• _Stated problem_:
In the data, extract each line that holds the string "matplotlib".

• _Provided information_:
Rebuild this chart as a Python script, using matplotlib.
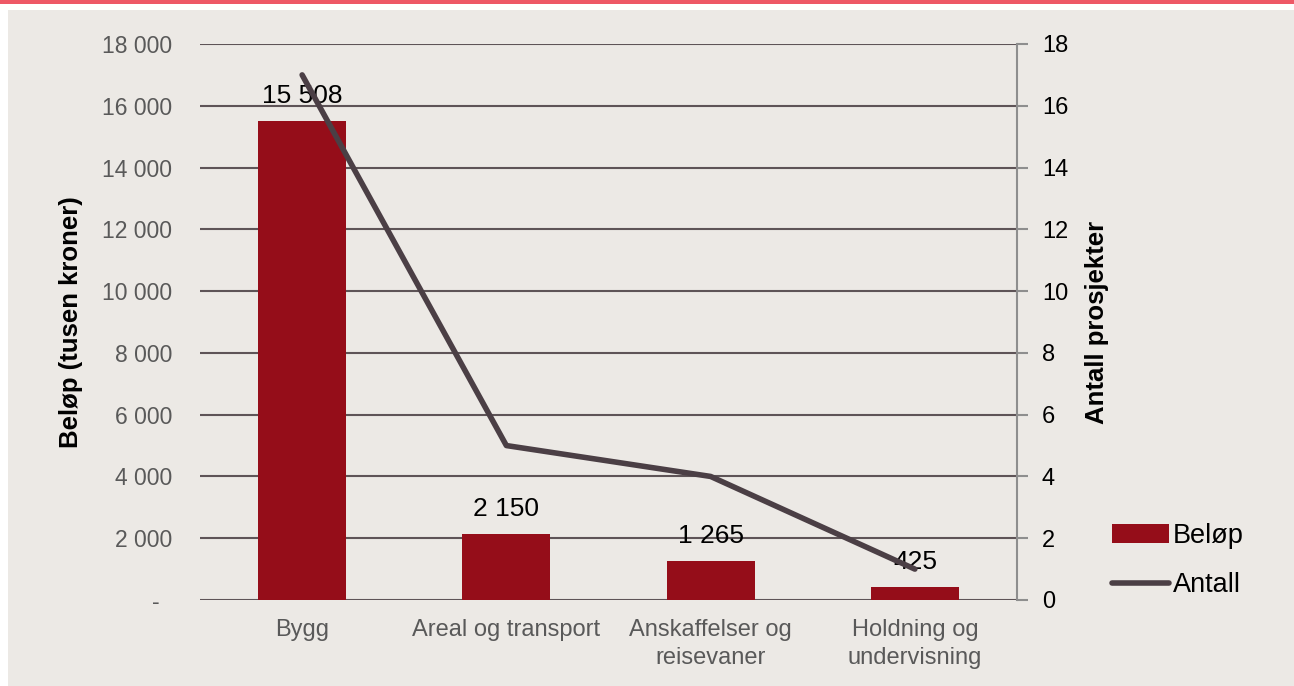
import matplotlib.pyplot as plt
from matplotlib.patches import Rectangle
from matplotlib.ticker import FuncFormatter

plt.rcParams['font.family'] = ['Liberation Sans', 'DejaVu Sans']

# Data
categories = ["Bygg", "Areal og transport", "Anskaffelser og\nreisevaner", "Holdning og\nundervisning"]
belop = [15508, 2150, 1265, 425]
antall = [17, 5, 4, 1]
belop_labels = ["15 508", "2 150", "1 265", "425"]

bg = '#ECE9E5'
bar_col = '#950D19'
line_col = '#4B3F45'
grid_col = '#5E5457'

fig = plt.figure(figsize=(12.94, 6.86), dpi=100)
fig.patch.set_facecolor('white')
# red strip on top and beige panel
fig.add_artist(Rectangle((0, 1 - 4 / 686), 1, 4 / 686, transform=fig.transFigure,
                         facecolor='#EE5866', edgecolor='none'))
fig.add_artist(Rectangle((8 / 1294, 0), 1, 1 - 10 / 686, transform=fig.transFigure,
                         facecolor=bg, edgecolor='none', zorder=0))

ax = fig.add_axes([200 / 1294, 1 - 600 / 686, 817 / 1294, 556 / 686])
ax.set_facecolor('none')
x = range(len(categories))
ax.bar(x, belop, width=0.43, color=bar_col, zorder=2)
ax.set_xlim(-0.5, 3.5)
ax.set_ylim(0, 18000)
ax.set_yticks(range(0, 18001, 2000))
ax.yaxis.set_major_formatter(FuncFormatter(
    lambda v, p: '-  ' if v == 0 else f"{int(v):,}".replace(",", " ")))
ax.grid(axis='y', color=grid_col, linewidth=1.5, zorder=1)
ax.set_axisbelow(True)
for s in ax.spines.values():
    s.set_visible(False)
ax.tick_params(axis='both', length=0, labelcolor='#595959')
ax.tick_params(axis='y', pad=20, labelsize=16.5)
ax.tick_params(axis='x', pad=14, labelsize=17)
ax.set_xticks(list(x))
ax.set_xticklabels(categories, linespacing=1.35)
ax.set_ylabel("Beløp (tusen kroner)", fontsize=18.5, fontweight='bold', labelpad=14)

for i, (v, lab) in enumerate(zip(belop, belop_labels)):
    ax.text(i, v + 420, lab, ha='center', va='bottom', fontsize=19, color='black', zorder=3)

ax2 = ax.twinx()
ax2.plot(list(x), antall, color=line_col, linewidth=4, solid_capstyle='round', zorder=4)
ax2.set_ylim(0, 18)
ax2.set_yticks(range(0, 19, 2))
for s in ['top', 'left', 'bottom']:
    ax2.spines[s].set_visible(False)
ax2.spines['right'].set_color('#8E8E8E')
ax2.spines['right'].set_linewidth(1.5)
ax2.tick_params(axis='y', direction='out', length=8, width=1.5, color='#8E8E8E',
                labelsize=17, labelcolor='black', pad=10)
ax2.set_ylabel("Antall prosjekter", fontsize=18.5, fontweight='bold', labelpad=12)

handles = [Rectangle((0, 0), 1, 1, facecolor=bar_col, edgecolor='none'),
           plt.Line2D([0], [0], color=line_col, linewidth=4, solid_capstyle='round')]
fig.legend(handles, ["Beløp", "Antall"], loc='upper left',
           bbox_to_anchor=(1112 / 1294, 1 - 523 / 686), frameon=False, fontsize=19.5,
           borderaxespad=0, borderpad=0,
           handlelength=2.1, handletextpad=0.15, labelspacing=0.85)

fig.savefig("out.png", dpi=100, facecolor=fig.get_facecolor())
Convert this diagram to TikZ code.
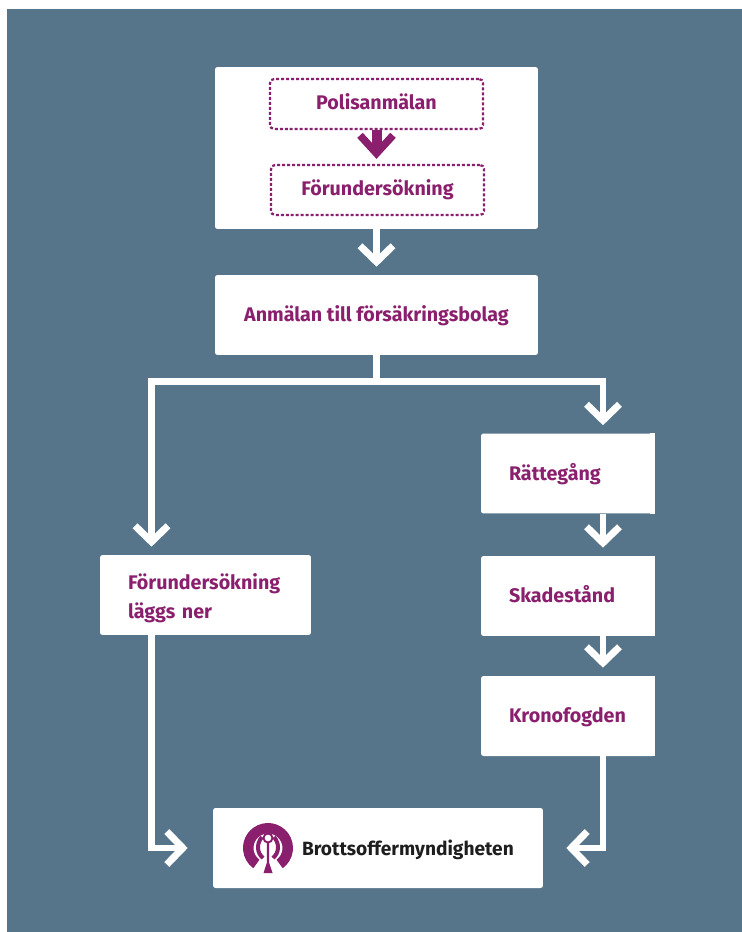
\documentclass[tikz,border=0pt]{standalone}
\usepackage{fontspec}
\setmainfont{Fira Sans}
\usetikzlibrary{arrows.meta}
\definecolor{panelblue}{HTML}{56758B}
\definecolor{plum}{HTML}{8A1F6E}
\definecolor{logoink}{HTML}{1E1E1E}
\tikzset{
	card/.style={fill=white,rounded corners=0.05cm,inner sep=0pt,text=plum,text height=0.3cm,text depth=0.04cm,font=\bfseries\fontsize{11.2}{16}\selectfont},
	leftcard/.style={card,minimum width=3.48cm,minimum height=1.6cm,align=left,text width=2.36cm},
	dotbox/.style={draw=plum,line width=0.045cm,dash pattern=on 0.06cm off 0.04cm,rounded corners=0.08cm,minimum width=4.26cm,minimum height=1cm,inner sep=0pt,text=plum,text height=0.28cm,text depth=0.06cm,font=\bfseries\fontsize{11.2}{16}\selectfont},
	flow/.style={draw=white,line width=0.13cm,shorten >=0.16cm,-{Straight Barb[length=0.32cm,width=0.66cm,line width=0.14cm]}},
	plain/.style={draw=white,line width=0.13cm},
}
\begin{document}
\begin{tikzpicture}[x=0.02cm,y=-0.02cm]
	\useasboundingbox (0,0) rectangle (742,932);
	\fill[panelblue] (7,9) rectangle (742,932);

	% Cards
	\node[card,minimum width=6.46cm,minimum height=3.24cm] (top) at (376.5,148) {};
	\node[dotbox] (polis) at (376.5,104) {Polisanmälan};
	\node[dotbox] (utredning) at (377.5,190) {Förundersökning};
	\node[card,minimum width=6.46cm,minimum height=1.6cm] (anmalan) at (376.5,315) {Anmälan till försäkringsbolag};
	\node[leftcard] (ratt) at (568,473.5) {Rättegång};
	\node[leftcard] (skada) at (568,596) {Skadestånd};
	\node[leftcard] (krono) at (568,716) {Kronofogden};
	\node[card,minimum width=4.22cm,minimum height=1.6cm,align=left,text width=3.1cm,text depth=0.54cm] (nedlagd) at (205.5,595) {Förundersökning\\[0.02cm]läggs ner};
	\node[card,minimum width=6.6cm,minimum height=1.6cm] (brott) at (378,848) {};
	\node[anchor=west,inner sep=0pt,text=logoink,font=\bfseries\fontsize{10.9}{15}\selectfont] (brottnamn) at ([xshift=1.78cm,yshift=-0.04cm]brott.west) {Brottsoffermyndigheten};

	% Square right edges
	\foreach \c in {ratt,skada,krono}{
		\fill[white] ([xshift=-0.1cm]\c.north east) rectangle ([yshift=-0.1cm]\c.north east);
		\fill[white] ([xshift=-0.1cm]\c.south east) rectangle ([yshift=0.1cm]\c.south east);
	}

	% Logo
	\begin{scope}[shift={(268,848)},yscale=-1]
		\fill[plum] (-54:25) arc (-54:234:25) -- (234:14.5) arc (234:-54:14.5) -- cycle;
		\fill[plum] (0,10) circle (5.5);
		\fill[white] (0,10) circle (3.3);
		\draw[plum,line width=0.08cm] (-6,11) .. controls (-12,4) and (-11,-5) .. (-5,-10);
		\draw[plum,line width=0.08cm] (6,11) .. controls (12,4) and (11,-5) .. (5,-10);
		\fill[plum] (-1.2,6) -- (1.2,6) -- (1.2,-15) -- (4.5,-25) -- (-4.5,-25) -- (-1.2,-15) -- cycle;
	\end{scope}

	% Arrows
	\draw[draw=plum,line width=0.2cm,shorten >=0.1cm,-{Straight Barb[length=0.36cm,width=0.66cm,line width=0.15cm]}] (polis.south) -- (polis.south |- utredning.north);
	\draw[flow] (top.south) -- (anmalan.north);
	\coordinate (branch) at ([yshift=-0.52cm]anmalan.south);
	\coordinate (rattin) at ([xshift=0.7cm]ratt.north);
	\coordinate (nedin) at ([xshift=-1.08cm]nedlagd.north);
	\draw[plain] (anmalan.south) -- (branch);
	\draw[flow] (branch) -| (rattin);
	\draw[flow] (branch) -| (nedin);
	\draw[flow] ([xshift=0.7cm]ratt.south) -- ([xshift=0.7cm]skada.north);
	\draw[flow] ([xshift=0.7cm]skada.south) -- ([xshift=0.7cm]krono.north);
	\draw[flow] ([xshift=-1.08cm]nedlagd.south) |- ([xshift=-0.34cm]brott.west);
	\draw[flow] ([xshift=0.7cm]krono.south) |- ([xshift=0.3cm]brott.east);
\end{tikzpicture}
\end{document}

• _Solution to the exercise_:
Rebuild this chart as a Python script, using matplotlib.
import matplotlib.pyplot as plt
from matplotlib.patches import Rectangle
from matplotlib.ticker import FuncFormatter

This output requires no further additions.